▸ Task brief
Collect from the data below each line with "matplotlib".
─── Dataset section ───
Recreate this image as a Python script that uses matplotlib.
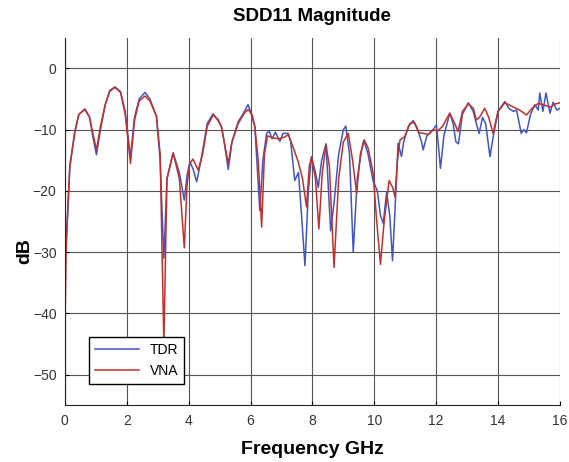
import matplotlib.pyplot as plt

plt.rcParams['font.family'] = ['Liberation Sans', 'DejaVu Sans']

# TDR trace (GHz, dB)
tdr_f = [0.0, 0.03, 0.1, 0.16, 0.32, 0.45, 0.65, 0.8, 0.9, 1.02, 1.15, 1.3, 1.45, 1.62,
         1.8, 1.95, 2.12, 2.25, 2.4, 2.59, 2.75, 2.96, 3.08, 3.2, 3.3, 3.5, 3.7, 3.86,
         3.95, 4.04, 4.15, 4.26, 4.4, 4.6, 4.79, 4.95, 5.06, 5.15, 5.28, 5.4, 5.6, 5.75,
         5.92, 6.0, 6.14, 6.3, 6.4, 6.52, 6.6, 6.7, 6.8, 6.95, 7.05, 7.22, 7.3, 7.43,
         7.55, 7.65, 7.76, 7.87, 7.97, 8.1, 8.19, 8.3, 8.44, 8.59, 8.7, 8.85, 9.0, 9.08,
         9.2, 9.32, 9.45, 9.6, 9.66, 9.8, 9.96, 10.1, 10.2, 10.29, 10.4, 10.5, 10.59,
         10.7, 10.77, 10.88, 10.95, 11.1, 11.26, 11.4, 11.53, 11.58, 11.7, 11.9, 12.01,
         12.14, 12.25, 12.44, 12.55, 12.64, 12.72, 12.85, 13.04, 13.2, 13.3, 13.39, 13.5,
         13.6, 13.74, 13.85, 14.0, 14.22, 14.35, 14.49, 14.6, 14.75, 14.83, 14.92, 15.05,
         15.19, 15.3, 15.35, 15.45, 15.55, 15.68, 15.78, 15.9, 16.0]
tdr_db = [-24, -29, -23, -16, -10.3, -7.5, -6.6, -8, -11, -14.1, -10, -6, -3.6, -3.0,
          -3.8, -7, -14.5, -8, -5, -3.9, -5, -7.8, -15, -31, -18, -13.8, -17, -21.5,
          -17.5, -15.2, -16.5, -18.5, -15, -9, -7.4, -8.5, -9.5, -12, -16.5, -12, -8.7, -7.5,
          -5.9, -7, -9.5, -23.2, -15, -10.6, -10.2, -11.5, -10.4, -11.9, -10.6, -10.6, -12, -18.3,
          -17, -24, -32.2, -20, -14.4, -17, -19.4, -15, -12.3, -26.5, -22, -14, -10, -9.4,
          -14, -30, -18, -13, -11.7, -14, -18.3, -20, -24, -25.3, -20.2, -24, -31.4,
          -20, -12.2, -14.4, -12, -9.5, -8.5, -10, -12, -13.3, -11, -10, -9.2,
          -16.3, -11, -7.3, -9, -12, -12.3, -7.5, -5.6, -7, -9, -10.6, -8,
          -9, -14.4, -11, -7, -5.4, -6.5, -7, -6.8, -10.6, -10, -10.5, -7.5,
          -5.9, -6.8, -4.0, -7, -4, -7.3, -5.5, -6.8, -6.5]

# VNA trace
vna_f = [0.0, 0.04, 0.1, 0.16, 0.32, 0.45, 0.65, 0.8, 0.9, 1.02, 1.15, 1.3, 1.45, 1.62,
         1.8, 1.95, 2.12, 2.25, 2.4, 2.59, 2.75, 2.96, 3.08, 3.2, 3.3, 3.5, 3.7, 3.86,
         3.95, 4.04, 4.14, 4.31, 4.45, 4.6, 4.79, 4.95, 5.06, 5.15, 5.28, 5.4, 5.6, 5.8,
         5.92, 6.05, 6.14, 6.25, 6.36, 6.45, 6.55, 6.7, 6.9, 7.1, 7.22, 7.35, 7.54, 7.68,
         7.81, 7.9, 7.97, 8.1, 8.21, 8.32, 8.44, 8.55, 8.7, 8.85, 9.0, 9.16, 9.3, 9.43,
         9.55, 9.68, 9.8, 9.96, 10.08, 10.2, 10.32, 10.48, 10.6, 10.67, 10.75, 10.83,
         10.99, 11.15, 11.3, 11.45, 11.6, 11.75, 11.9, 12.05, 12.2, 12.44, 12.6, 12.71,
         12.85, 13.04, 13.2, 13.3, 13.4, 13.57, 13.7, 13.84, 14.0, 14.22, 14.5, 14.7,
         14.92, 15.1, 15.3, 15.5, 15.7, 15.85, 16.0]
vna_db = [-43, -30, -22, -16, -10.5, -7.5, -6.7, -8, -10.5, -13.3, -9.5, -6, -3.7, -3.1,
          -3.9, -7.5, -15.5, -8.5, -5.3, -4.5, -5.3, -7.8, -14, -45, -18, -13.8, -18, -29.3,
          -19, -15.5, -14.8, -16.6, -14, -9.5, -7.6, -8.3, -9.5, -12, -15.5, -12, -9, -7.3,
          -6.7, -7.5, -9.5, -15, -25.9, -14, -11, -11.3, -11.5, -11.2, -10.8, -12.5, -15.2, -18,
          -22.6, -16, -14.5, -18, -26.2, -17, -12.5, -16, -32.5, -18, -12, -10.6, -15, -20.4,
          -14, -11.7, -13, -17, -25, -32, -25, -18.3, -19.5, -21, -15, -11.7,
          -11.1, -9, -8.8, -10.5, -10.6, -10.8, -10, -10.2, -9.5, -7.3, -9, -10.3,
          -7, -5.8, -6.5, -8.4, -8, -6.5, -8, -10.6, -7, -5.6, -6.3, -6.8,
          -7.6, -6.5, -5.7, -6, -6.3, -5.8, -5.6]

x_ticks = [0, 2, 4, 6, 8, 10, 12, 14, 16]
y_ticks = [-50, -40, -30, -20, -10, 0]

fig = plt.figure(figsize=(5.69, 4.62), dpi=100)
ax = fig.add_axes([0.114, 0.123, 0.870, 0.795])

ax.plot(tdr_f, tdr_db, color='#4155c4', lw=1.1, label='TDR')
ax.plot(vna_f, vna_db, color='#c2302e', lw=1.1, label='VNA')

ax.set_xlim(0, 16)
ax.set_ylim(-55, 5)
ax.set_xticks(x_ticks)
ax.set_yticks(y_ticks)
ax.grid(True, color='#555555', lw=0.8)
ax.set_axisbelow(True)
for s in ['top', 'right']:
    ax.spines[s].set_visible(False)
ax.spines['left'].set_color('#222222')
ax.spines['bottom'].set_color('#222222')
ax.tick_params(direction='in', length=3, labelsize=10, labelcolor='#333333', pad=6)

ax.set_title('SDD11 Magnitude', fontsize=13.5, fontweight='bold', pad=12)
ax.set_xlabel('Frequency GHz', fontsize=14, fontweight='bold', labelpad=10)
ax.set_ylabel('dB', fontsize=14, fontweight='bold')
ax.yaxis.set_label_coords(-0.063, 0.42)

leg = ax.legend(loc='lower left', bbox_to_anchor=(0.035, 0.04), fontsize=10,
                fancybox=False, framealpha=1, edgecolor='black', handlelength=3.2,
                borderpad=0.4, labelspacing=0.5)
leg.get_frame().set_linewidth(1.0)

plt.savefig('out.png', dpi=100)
───
▸ Written response
Recreate this image as a Python script that uses matplotlib.
import matplotlib.pyplot as plt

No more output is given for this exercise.